* _GIVEN TASK_
Your task is to give the listing below back word for word, pictures excluded.

* _DATA EXCERPT_
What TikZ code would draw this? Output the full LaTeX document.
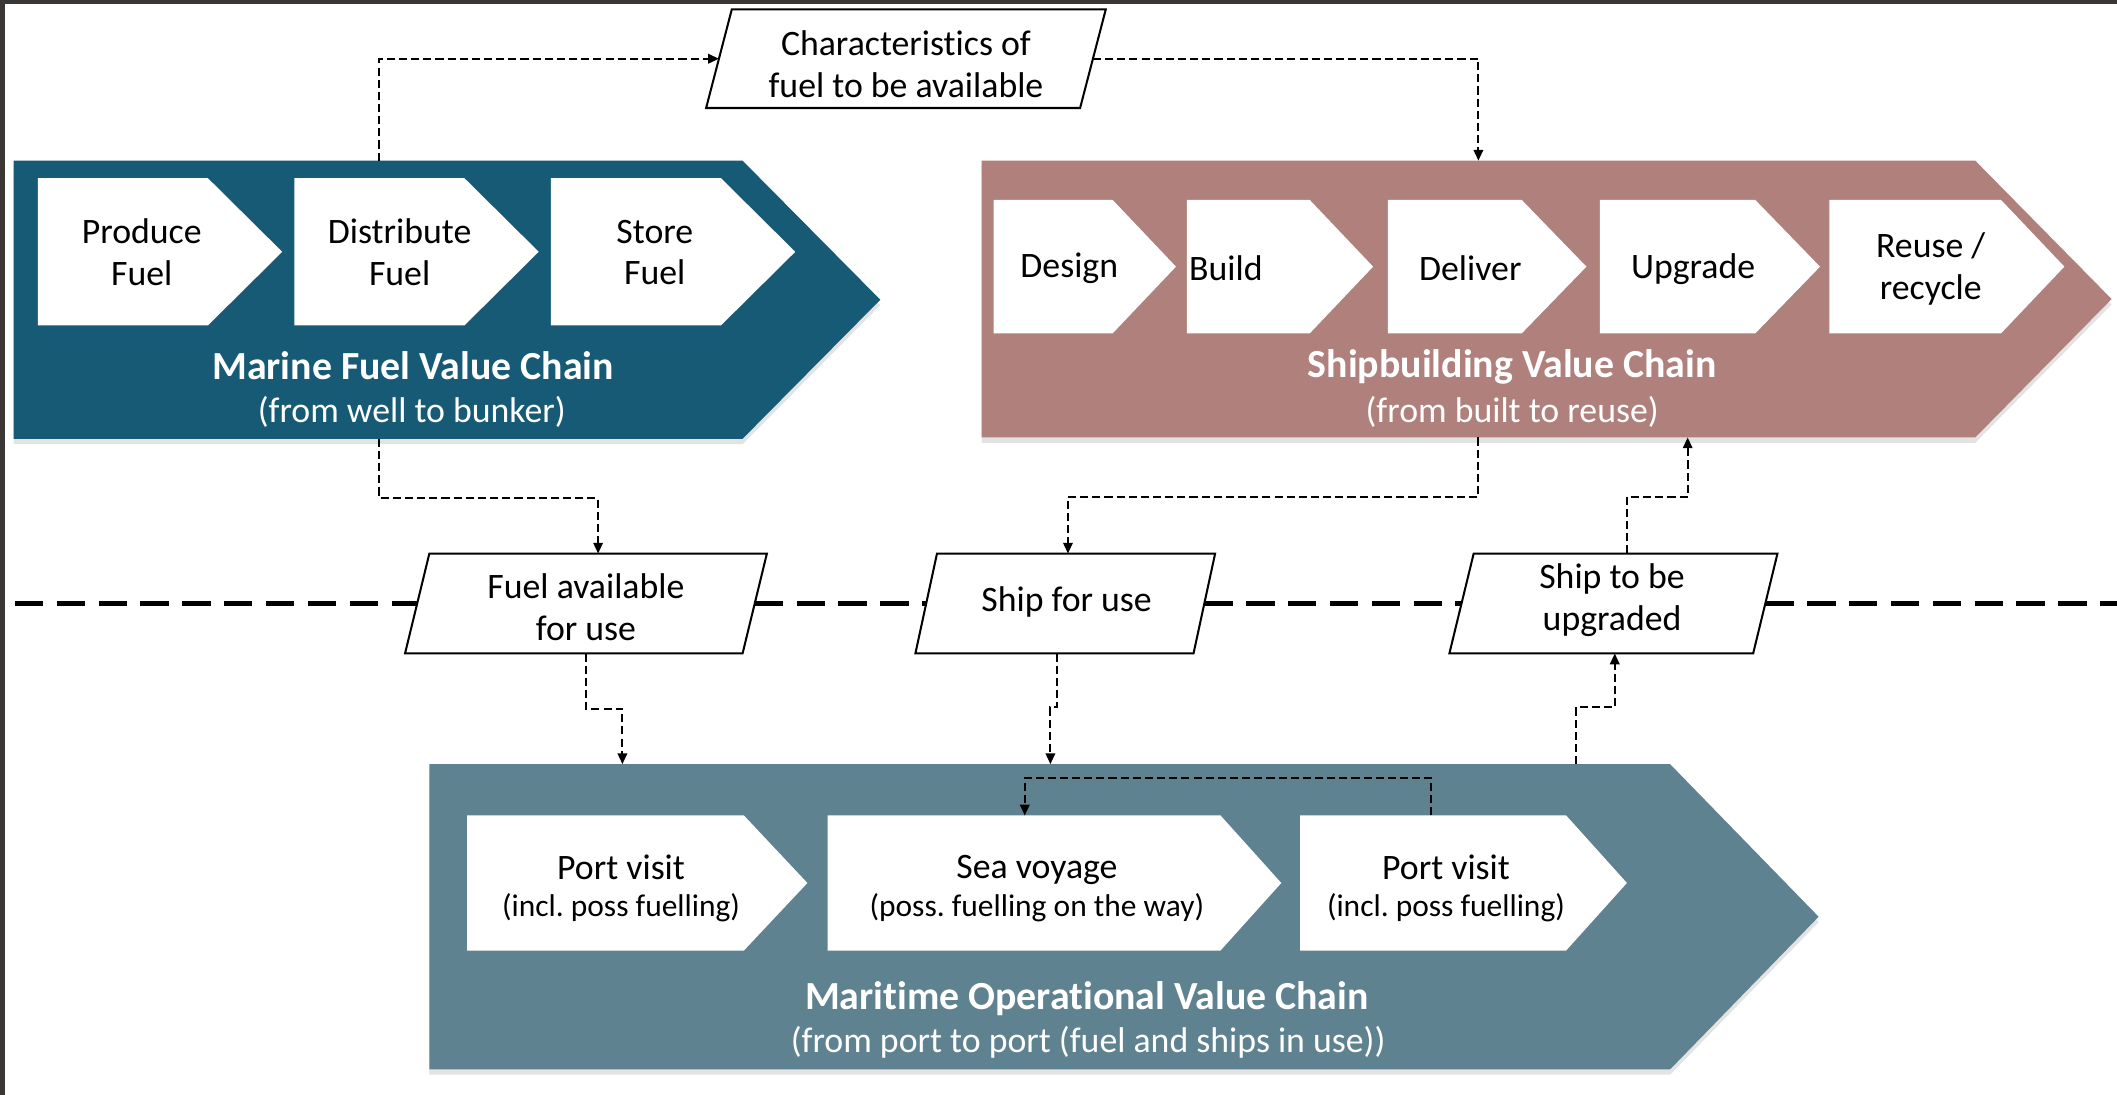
\documentclass[tikz,border=0pt]{standalone}
\usepackage{fontspec}
\setmainfont{Carlito}[Ligatures=NoCommon]
\usetikzlibrary{arrows.meta,shadows}
\definecolor{mfblue}{RGB}{22,90,118}
\definecolor{sbrose}{RGB}{176,128,124}
\definecolor{mopteal}{RGB}{94,130,143}
\definecolor{framecol}{RGB}{58,54,51}
\newcommand\chevshape[3]{\fill[#2] (#1.north west) -- (#1.north east) -- ([xshift=#3]#1.east) -- (#1.south east) -- (#1.south west) -- cycle;}
\newcommand\parashape[2]{\draw[pbox] ([xshift=#2]#1.north west) -- ([xshift=#2]#1.north east) -- ([xshift=-#2]#1.south east) -- ([xshift=-#2]#1.south west) -- cycle;}
\newcommand\smalltxt{\fontsize{23.3}{28}\selectfont}
\tikzset{
  geom/.style={inner sep=0pt, outer sep=0pt},
  lbl/.style={font=\fontsize{26.5}{31}\selectfont\frenchspacing, align=center, inner sep=0pt},
  lbls/.style={font=\fontsize{26.5}{28}\selectfont\frenchspacing, align=center, inner sep=0pt},
  ttl/.style={font=\fontsize{29.5}{34}\selectfont\bfseries, text=white, inner sep=0pt},
  subt/.style={font=\fontsize{26.5}{31}\selectfont, text=white, inner sep=0pt},
  pbox/.style={draw=black, line width=1.5pt},
  conn/.style={draw=black, line width=1.5pt, dash pattern=on 6pt off 3pt, -{Triangle[length=8pt,width=7pt]}},
  bigdash/.style={draw=black, line width=3pt, dash pattern=on 21pt off 10pt},
  shad/.style={drop shadow={opacity=0.22, shadow xshift=0pt, shadow yshift=-4pt}}
}
\begin{document}
\begin{tikzpicture}[x=1pt,y=-1pt]
\useasboundingbox (0,0) rectangle (1568,811);
\fill[white] (0,0) rectangle (1568,811);
\fill[framecol] (0,0) rectangle (1568,3);
\fill[framecol] (0,0) rectangle (3.5,811);

% big chevron bodies
\node[geom, minimum width=540pt, minimum height=206pt] (marine) at (280,222) {};
\node[geom, minimum width=736pt, minimum height=205pt] (ship) at (1095,221.5) {};
\node[geom, minimum width=919pt, minimum height=226pt] (marit) at (777.5,679) {};
\chevshape{marine}{mfblue,shad}{102pt}
\chevshape{ship}{sbrose,shad}{101pt}
\chevshape{marit}{mopteal,shad}{110pt}

% inner chevrons
\node[geom, minimum width=126pt, minimum height=109pt] (produce) at (91,186.5) {};
\node[geom, minimum width=126pt, minimum height=109pt] (distrib) at (281,186.5) {};
\node[geom, minimum width=126pt, minimum height=109pt] (store) at (471,186.5) {};
\chevshape{produce}{white}{55pt}
\chevshape{distrib}{white}{55pt}
\chevshape{store}{white}{55pt}

\node[geom, minimum width=88pt, minimum height=99pt] (design) at (780,197.5) {};
\node[geom, minimum width=91pt, minimum height=99pt] (build) at (924.5,197.5) {};
\node[geom, minimum width=99pt, minimum height=99pt] (deliver) at (1077.5,197.5) {};
\node[geom, minimum width=115pt, minimum height=99pt] (upgrade) at (1242.5,197.5) {};
\node[geom, minimum width=127pt, minimum height=99pt] (reuse) at (1418.5,197.5) {};
\chevshape{design}{white}{47pt}
\chevshape{build}{white}{47pt}
\chevshape{deliver}{white}{48pt}
\chevshape{upgrade}{white}{48pt}
\chevshape{reuse}{white}{47pt}

\node[geom, minimum width=205pt, minimum height=100pt] (port1) at (448.5,654) {};
\node[geom, minimum width=291pt, minimum height=100pt] (sea) at (758.5,654) {};
\node[geom, minimum width=197pt, minimum height=100pt] (port2) at (1061.5,654) {};
\chevshape{port1}{white}{47pt}
\chevshape{sea}{white}{45pt}
\chevshape{port2}{white}{45pt}

% texts in chevrons
\node[lbl] (tproduce) at (105,187) {Produce\\Fuel};
\node[lbl] (tdistrib) at (296,187) {Distribute\\Fuel};
\node[lbl] (tstore) at (485,187) {Store\\Fuel};
\node[ttl] (tmarine) at (306,271) {Marine Fuel Value Chain};
\node[subt] (tmarinesub) at (305,305) {(from well to bunker)};

\node[lbl] (tdesign) at (792,199) {Design};
\node[lbl] (tbuild) at (908,199) {Build};
\node[lbl] (tdeliver) at (1089,199) {Deliver};
\node[lbl] (tupgrade) at (1254,199) {Upgrade};
\node[lbl] (treuse) at (1430,199) {Reuse /\\recycle};
\node[ttl] (tship) at (1120,272) {Shipbuilding Value Chain};
\node[subt] (tshipsub) at (1120,305) {(from built to reuse)};

\node[lbls] (tport1) at (460,658) {Port visit\\{\smalltxt (incl. poss fuelling)}};
\node[lbls] (tsea) at (768,658) {Sea voyage\\{\smalltxt (poss. fuelling on the way)}};
\node[lbls] (tport2) at (1071,658) {Port visit\\{\smalltxt (incl. poss fuelling)}};
\node[ttl] (tmarit) at (805,740) {Maritime Operational Value Chain};
\node[subt] (tmaritsub) at (806,772) {(from port to port (fuel and ships in use))};

% parallelograms
\node[geom, minimum width=277pt, minimum height=73pt] (char) at (671,43.5) {};
\node[geom, minimum width=250pt, minimum height=74pt] (fuelav) at (434,447) {};
\node[geom, minimum width=206pt, minimum height=74pt] (shipuse) at (789,447) {};
\node[geom, minimum width=225pt, minimum height=74pt] (shipup) at (1195,447) {};
\parashape{char}{9.5pt}
\parashape{fuelav}{9pt}
\parashape{shipuse}{8pt}
\parashape{shipup}{9pt}
\node[lbl] (tchar) at (671,47.5) {Characteristics of\\fuel to be available};
\node[lbl] (tfuelav) at (434,449.5) {Fuel available\\for use};
\node[lbl] (tshipuse) at (790,446) {Ship for use};
\node[lbl] (tshipup) at (1194,444.5) {Ship to be\\upgraded};

% thick dashed separator
\coordinate (sepL) at (11,447);
\coordinate (sepR) at (1568,447);
\draw[bigdash] (sepL) -- (fuelav.west);
\draw[bigdash] (fuelav.east) -- (shipuse.west);
\draw[bigdash] (shipuse.east) -- (shipup.west);
\draw[bigdash] (shipup.east) -- (sepR);

% connectors
\draw[conn] ([xshift=271pt]marine.north west) |- (char.west);
\draw[conn] (char.east) -| ([xshift=368pt]ship.north west);
\draw[conn] ([xshift=271pt]marine.south west) -- ++(0,44) -| ([xshift=9pt]fuelav.north);
\draw[conn] (fuelav.south) -- ++(0,41) -| ([xshift=143pt]marit.north west);
\draw[conn] ([xshift=368pt]ship.south west) -- ++(0,44) -| ([xshift=2pt]shipuse.north);
\draw[conn] ([xshift=-6pt]shipuse.south) -- ++(0,40) -| ([xshift=460pt]marit.north west);
\draw[conn] ([xshift=97pt]port2.north west) -- ++(0,-28) -| ([xshift=146pt]sea.north west);
\draw[conn] ([xshift=849pt]marit.north west) -- ++(0,-42) -| ([xshift=1pt]shipup.south);
\draw[conn] ([xshift=10pt]shipup.north) -- ++(0,-42) -| ([xshift=523pt]ship.south west);
\end{tikzpicture}
\end{document}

* _ANSWER TO THE PROBLEM_
What TikZ code would draw this? Output the full LaTeX document.
\documentclass[tikz,border=0pt]{standalone}
\usepackage{fontspec}
\setmainfont{Carlito}[Ligatures=NoCommon]
\usetikzlibrary{arrows.meta,shadows}
\definecolor{mfblue}{RGB}{22,90,118}
\definecolor{sbrose}{RGB}{176,128,124}
\definecolor{mopteal}{RGB}{94,130,143}
\definecolor{framecol}{RGB}{58,54,51}
\newcommand\chevshape[3]{\fill[#2] (#1.north west) -- (#1.north east) -- ([xshift=#3]#1.east) -- (#1.south east) -- (#1.south west) -- cycle;}
\newcommand\parashape[2]{\draw[pbox] ([xshift=#2]#1.north west) -- ([xshift=#2]#1.north east) -- ([xshift=-#2]#1.south east) -- ([xshift=-#2]#1.south west) -- cycle;}
\newcommand\smalltxt{\fontsize{23.3}{28}\selectfont}
\tikzset{
  geom/.style={inner sep=0pt, outer sep=0pt},
  lbl/.style={font=\fontsize{26.5}{31}\selectfont\frenchspacing, align=center, inner sep=0pt},
  lbls/.style={font=\fontsize{26.5}{28}\selectfont\frenchspacing, align=center, inner sep=0pt},
  ttl/.style={font=\fontsize{29.5}{34}\selectfont\bfseries, text=white, inner sep=0pt},
  subt/.style={font=\fontsize{26.5}{31}\selectfont, text=white, inner sep=0pt},
  pbox/.style={draw=black, line width=1.5pt},
  conn/.style={draw=black, line width=1.5pt, dash pattern=on 6pt off 3pt, -{Triangle[length=8pt,width=7pt]}},
  bigdash/.style={draw=black, line width=3pt, dash pattern=on 21pt off 10pt},
  shad/.style={drop shadow={opacity=0.22, shadow xshift=0pt, shadow yshift=-4pt}}
}
\begin{document}
\begin{tikzpicture}[x=1pt,y=-1pt]
\useasboundingbox (0,0) rectangle (1568,811);
\fill[white] (0,0) rectangle (1568,811);
\fill[framecol] (0,0) rectangle (1568,3);
\fill[framecol] (0,0) rectangle (3.5,811);

% big chevron bodies
\node[geom, minimum width=540pt, minimum height=206pt] (marine) at (280,222) {};
\node[geom, minimum width=736pt, minimum height=205pt] (ship) at (1095,221.5) {};
\node[geom, minimum width=919pt, minimum height=226pt] (marit) at (777.5,679) {};
\chevshape{marine}{mfblue,shad}{102pt}
\chevshape{ship}{sbrose,shad}{101pt}
\chevshape{marit}{mopteal,shad}{110pt}

% inner chevrons
\node[geom, minimum width=126pt, minimum height=109pt] (produce) at (91,186.5) {};
\node[geom, minimum width=126pt, minimum height=109pt] (distrib) at (281,186.5) {};
\node[geom, minimum width=126pt, minimum height=109pt] (store) at (471,186.5) {};
\chevshape{produce}{white}{55pt}
\chevshape{distrib}{white}{55pt}
\chevshape{store}{white}{55pt}

\node[geom, minimum width=88pt, minimum height=99pt] (design) at (780,197.5) {};
\node[geom, minimum width=91pt, minimum height=99pt] (build) at (924.5,197.5) {};
\node[geom, minimum width=99pt, minimum height=99pt] (deliver) at (1077.5,197.5) {};
\node[geom, minimum width=115pt, minimum height=99pt] (upgrade) at (1242.5,197.5) {};
\node[geom, minimum width=127pt, minimum height=99pt] (reuse) at (1418.5,197.5) {};
\chevshape{design}{white}{47pt}
\chevshape{build}{white}{47pt}
\chevshape{deliver}{white}{48pt}
\chevshape{upgrade}{white}{48pt}
\chevshape{reuse}{white}{47pt}

\node[geom, minimum width=205pt, minimum height=100pt] (port1) at (448.5,654) {};
\node[geom, minimum width=291pt, minimum height=100pt] (sea) at (758.5,654) {};
\node[geom, minimum width=197pt, minimum height=100pt] (port2) at (1061.5,654) {};
\chevshape{port1}{white}{47pt}
\chevshape{sea}{white}{45pt}
\chevshape{port2}{white}{45pt}

% texts in chevrons
\node[lbl] (tproduce) at (105,187) {Produce\\Fuel};
\node[lbl] (tdistrib) at (296,187) {Distribute\\Fuel};
\node[lbl] (tstore) at (485,187) {Store\\Fuel};
\node[ttl] (tmarine) at (306,271) {Marine Fuel Value Chain};
\node[subt] (tmarinesub) at (305,305) {(from well to bunker)};

\node[lbl] (tdesign) at (792,199) {Design};
\node[lbl] (tbuild) at (908,199) {Build};
\node[lbl] (tdeliver) at (1089,199) {Deliver};
\node[lbl] (tupgrade) at (1254,199) {Upgrade};
\node[lbl] (treuse) at (1430,199) {Reuse /\\recycle};
\node[ttl] (tship) at (1120,272) {Shipbuilding Value Chain};
\node[subt] (tshipsub) at (1120,305) {(from built to reuse)};

\node[lbls] (tport1) at (460,658) {Port visit\\{\smalltxt (incl. poss fuelling)}};
\node[lbls] (tsea) at (768,658) {Sea voyage\\{\smalltxt (poss. fuelling on the way)}};
\node[lbls] (tport2) at (1071,658) {Port visit\\{\smalltxt (incl. poss fuelling)}};
\node[ttl] (tmarit) at (805,740) {Maritime Operational Value Chain};
\node[subt] (tmaritsub) at (806,772) {(from port to port (fuel and ships in use))};

% parallelograms
\node[geom, minimum width=277pt, minimum height=73pt] (char) at (671,43.5) {};
\node[geom, minimum width=250pt, minimum height=74pt] (fuelav) at (434,447) {};
\node[geom, minimum width=206pt, minimum height=74pt] (shipuse) at (789,447) {};
\node[geom, minimum width=225pt, minimum height=74pt] (shipup) at (1195,447) {};
\parashape{char}{9.5pt}
\parashape{fuelav}{9pt}
\parashape{shipuse}{8pt}
\parashape{shipup}{9pt}
\node[lbl] (tchar) at (671,47.5) {Characteristics of\\fuel to be available};
\node[lbl] (tfuelav) at (434,449.5) {Fuel available\\for use};
\node[lbl] (tshipuse) at (790,446) {Ship for use};
\node[lbl] (tshipup) at (1194,444.5) {Ship to be\\upgraded};

% thick dashed separator
\coordinate (sepL) at (11,447);
\coordinate (sepR) at (1568,447);
\draw[bigdash] (sepL) -- (fuelav.west);
\draw[bigdash] (fuelav.east) -- (shipuse.west);
\draw[bigdash] (shipuse.east) -- (shipup.west);
\draw[bigdash] (shipup.east) -- (sepR);

% connectors
\draw[conn] ([xshift=271pt]marine.north west) |- (char.west);
\draw[conn] (char.east) -| ([xshift=368pt]ship.north west);
\draw[conn] ([xshift=271pt]marine.south west) -- ++(0,44) -| ([xshift=9pt]fuelav.north);
\draw[conn] (fuelav.south) -- ++(0,41) -| ([xshift=143pt]marit.north west);
\draw[conn] ([xshift=368pt]ship.south west) -- ++(0,44) -| ([xshift=2pt]shipuse.north);
\draw[conn] ([xshift=-6pt]shipuse.south) -- ++(0,40) -| ([xshift=460pt]marit.north west);
\draw[conn] ([xshift=97pt]port2.north west) -- ++(0,-28) -| ([xshift=146pt]sea.north west);
\draw[conn] ([xshift=849pt]marit.north west) -- ++(0,-42) -| ([xshift=1pt]shipup.south);
\draw[conn] ([xshift=10pt]shipup.north) -- ++(0,-42) -| ([xshift=523pt]ship.south west);
\end{tikzpicture}
\end{document}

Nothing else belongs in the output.